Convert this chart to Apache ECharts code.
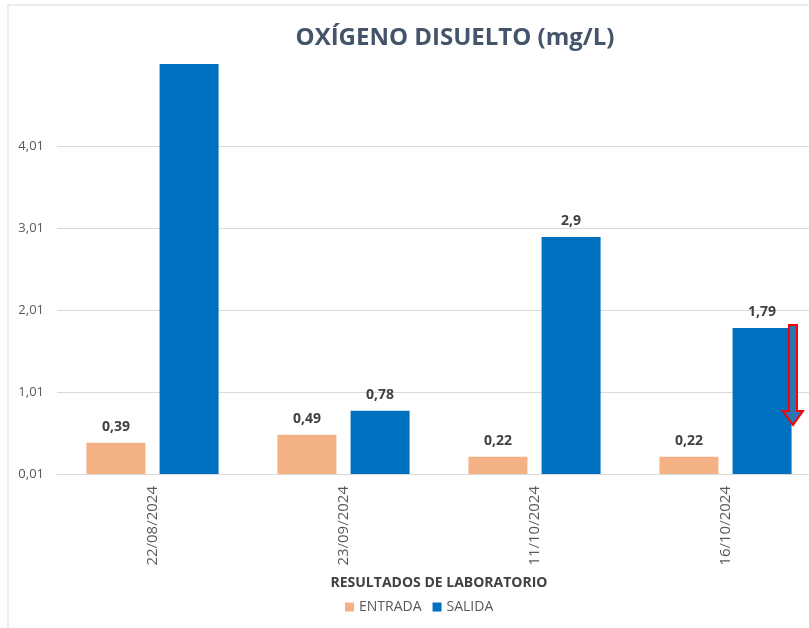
<!DOCTYPE html>
<html><head><meta charset="utf-8">
<script src="https://cdn.jsdelivr.net/npm/echarts@6/dist/echarts.min.js"></script>
<style>html,body{margin:0;padding:0;background:#fff;overflow:hidden;width:809px;height:628px}#c{width:830px;height:628px}</style>
</head><body><div id="c"></div>
<script>
const categories = ['22/08/2024','23/09/2024','11/10/2024','16/10/2024'];
const entrada = [0.39, 0.49, 0.22, 0.22];
const salida = [5.5, 0.78, 2.9, 1.79];
const yTicks = [0.01, 1.01, 2.01, 3.01, 4.01, 5.01];

const fmt = v => (Math.round(v*100)/100).toString().replace('.', ',');
const chart = echarts.init(document.getElementById('c'), null, {renderer:'canvas'});
const FONT = 'Open Sans';
const labelCfg = {show:true, position:'top', distance:9, color:'#404040', fontFamily:FONT, fontWeight:'bold', fontSize:14, formatter: p => fmt(p.value)};
chart.setOption({
  backgroundColor:'#fff',
  animation:false,
  title:{text:'OXÍGENO DISUELTO (mg/L)', left:450, top:21, textAlign:'center',
    textStyle:{fontFamily:FONT, fontWeight:'bold', fontSize:24, color:'#44546A'}},
  legend:{bottom:9, left:340, itemWidth:9, itemHeight:9, itemGap:11, icon:'rect',
    textStyle:{fontFamily:FONT, fontSize:14, color:'#595959'},
    data:['ENTRADA','SALIDA']},
  grid:{left:57, top:64, width:764, height:410},
  xAxis:{type:'category', data:categories,
    axisLine:{show:true, lineStyle:{color:'#d9d9d9'}}, axisTick:{show:false},
    axisLabel:{rotate:90, color:'#595959', fontFamily:FONT, fontSize:15, margin:12},
    name:'RESULTADOS DE LABORATORIO', nameLocation:'middle', nameGap:102,
    nameTextStyle:{fontFamily:FONT, fontWeight:'bold', fontSize:14, color:'#404040'}},
  yAxis:{type:'value', min:yTicks[0], max:yTicks[yTicks.length-1], interval:1,
    axisLine:{show:false}, axisTick:{show:false},
    axisLabel:{color:'#595959', fontFamily:FONT, fontSize:13, margin:13, showMaxLabel:false, formatter:v=>v.toFixed(2).replace('.',',')},
    splitLine:{lineStyle:{color:'#d9d9d9'}, showMaxLine:false}},
  series:[
    {name:'ENTRADA', type:'bar', data:entrada, barWidth:59, barGap:'24%', itemStyle:{color:'#F4B183'}, label:labelCfg},
    {name:'SALIDA', type:'bar', data:salida.map((v,i)=> i===0 ? {value:v, label:{show:false}} : v), barWidth:59, itemStyle:{color:'#0070C0'}, label:labelCfg, clip:true}
  ],
  graphic:[
    {type:'rect', shape:{x:8, y:5, width:900, height:640}, style:{fill:'none', stroke:'#e6e6e6', lineWidth:1.5}, silent:true, z:-1},
    {type:'polygon', shape:{points:[[789,325],[797,325],[797,411],[803,411],[793,425],[783,411],[789,411]]},
     style:{fill:'#2E75B6', stroke:'#FF0000', lineWidth:2}, z:10}
  ]
});
</script></body></html>
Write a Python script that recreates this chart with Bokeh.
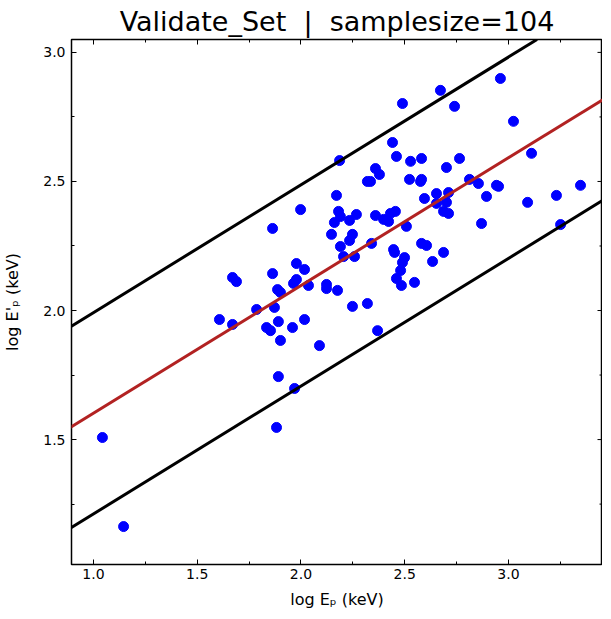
from bokeh.plotting import figure
from bokeh.models import (Range1d, LinearAxis, SingleIntervalTicker, Slope, ColumnDataSource,
                          PrintfTickFormatter, CustomJSTickFormatter)
from bokeh.embed import file_html
from bokeh.resources import INLINE

# ---- data ----
log_ep = [1.043, 1.145, 1.607, 1.670, 1.689, 1.670, 1.786, 1.834, 1.853, 1.863,
          1.863, 1.872, 1.887, 1.901, 1.891, 1.901, 1.891, 1.882, 1.969, 1.959,
          2.017, 2.089, 2.248, 2.320, 2.369, 2.186, 2.359, 2.378, 2.320, 2.335,
          2.171, 1.998, 2.181, 2.190, 2.161, 2.234, 2.267, 2.359, 2.398, 2.422,
          2.431, 2.455, 2.441, 2.460, 2.147, 2.248, 2.234, 2.190, 2.340, 2.205,
          2.258, 2.446, 2.451, 1.978, 2.017, 1.978, 1.964, 2.036, 2.123, 2.123,
          2.176, 2.460, 2.484, 2.961, 2.672, 2.489, 2.740, 3.024, 2.528, 2.581,
          2.764, 2.701, 3.111, 2.523, 2.581, 2.576, 2.812, 2.855, 2.942, 2.952,
          3.347, 3.231, 3.092, 2.653, 2.711, 2.894, 2.595, 2.653, 2.701, 2.687,
          2.711, 2.870, 3.251, 2.508, 2.581, 2.605, 2.687, 2.499, 2.489, 2.634,
          2.480, 2.547]
log_ep_prime = [1.508, 1.163, 1.965, 2.128, 2.112, 1.946, 2.004, 1.934, 1.922, 2.318,
                2.143, 2.012, 2.081, 2.070, 1.957, 1.884, 1.744, 1.547, 1.698, 1.934,
                1.965, 1.864, 2.016, 2.027, 1.922, 2.581, 2.550, 2.527, 2.500, 2.500,
                2.446, 2.391, 2.384, 2.364, 2.341, 2.349, 2.372, 2.368, 2.353, 2.345,
                2.376, 2.384, 2.651, 2.597, 2.295, 2.295, 2.271, 2.248, 2.260, 2.209,
                2.209, 2.236, 2.225, 2.182, 2.159, 2.120, 2.105, 2.097, 2.101, 2.085,
                2.078, 2.124, 2.097, 2.899, 2.853, 2.802, 2.791, 2.733, 2.578, 2.589,
                2.589, 2.554, 2.609, 2.508, 2.508, 2.500, 2.508, 2.492, 2.485, 2.481,
                2.485, 2.446, 2.419, 2.453, 2.457, 2.442, 2.434, 2.415, 2.419, 2.384,
                2.376, 2.337, 2.333, 2.326, 2.260, 2.252, 2.225, 2.205, 2.186, 2.190,
                2.155, 2.109]

fit_slope = 0.495
fit_intercept = 1.107
band_offset = 0.39

# tick values for the right-hand (unlabelled) axis
y_major_ticks = [1.5, 2.0, 2.5, 3.0]
y_minor_ticks = [1.25, 1.75, 2.25, 2.75]

title_text = "Validate_Set \u00a0|\u00a0 samplesize=104"
x_label = "log E\u209a (keV)"
y_label = "log E'\u209a (keV)"

FONT = "DejaVu Sans"
X_END = 3.453

p = figure(width=602, height=611,
           min_border_left=0, min_border_right=0, min_border_top=0, min_border_bottom=0,
           x_range=Range1d(0.894, X_END), y_range=Range1d(1.016, 3.05),
           output_backend="svg", toolbar_location=None,
           x_axis_location=None, y_axis_location=None)

p.title.text = title_text
p.title.align = "center"
p.title.text_font = FONT
p.title.text_font_size = "27px"
p.title.text_font_style = "normal"
p.title.text_color = "black"
p.title.standoff = 6

p.xgrid.visible = False
p.ygrid.visible = False
p.outline_line_color = "black"
p.outline_line_width = 1.5

def style_axis(ax, labels=True):
    ax.axis_line_color = "black"
    ax.major_tick_in = 5
    ax.major_tick_out = 0
    ax.minor_tick_in = 3
    ax.minor_tick_out = 0
    ax.major_tick_line_color = "black"
    ax.minor_tick_line_color = "black"
    ax.major_label_text_font = FONT
    ax.major_label_text_font_size = "14px"
    ax.major_label_text_color = "black"
    ax.axis_label_text_font = FONT
    ax.axis_label_text_font_size = "16px"
    ax.axis_label_text_font_style = "normal"
    ax.axis_label_text_color = "black"
    if labels:
        ax.formatter = PrintfTickFormatter(format="%.1f")
    else:
        ax.formatter = CustomJSTickFormatter(code="return ''")
        ax.major_label_text_font_size = "1px"
        ax.major_label_standoff = 0
        ax.axis_label_standoff = 0

xb = LinearAxis(ticker=SingleIntervalTicker(interval=0.5, num_minor_ticks=2), axis_label=x_label)
style_axis(xb)
xb.major_label_standoff = 4
xb.axis_label_standoff = 8
p.add_layout(xb, "below")

yl = LinearAxis(ticker=SingleIntervalTicker(interval=0.5, num_minor_ticks=2), axis_label=y_label)
style_axis(yl)
yl.major_label_standoff = 6
yl.axis_label_standoff = 18
p.add_layout(yl, "left")

xt = LinearAxis(ticker=SingleIntervalTicker(interval=0.5, num_minor_ticks=2))
style_axis(xt, labels=False)
p.add_layout(xt, "above")

p.add_layout(Slope(gradient=fit_slope, y_intercept=fit_intercept + band_offset,
                   line_color="black", line_width=3))
p.add_layout(Slope(gradient=fit_slope, y_intercept=fit_intercept - band_offset,
                   line_color="black", line_width=3))
p.add_layout(Slope(gradient=fit_slope, y_intercept=fit_intercept,
                   line_color="#b22222", line_width=3))

src = ColumnDataSource(data=dict(x=log_ep, y=log_ep_prime))
p.scatter("x", "y", source=src, size=10, fill_color="#0000ff", line_color="#0000ff")

# inward ticks on the right edge of the frame
p.scatter(x=[X_END] * len(y_major_ticks), y=y_major_ticks, marker="dash",
          size=10, line_color="black", line_width=1)
p.scatter(x=[X_END] * len(y_minor_ticks), y=y_minor_ticks, marker="dash",
          size=6, line_color="black", line_width=1)

open("out.html", "w").write(file_html(p, INLINE))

:::

Only the lines from the top of the records through the line with "const yTicks = [0.01, 1.01, 2.01, 3.01, 4.01, 5.01];" belong in the copy; write them out exactly, leaving out pictures.

### Worked solution
Convert this chart to Apache ECharts code.
<!DOCTYPE html>
<html><head><meta charset="utf-8">
<script src="https://cdn.jsdelivr.net/npm/echarts@6/dist/echarts.min.js"></script>
<style>html,body{margin:0;padding:0;background:#fff;overflow:hidden;width:809px;height:628px}#c{width:830px;height:628px}</style>
</head><body><div id="c"></div>
<script>
const categories = ['22/08/2024','23/09/2024','11/10/2024','16/10/2024'];
const entrada = [0.39, 0.49, 0.22, 0.22];
const salida = [5.5, 0.78, 2.9, 1.79];
const yTicks = [0.01, 1.01, 2.01, 3.01, 4.01, 5.01];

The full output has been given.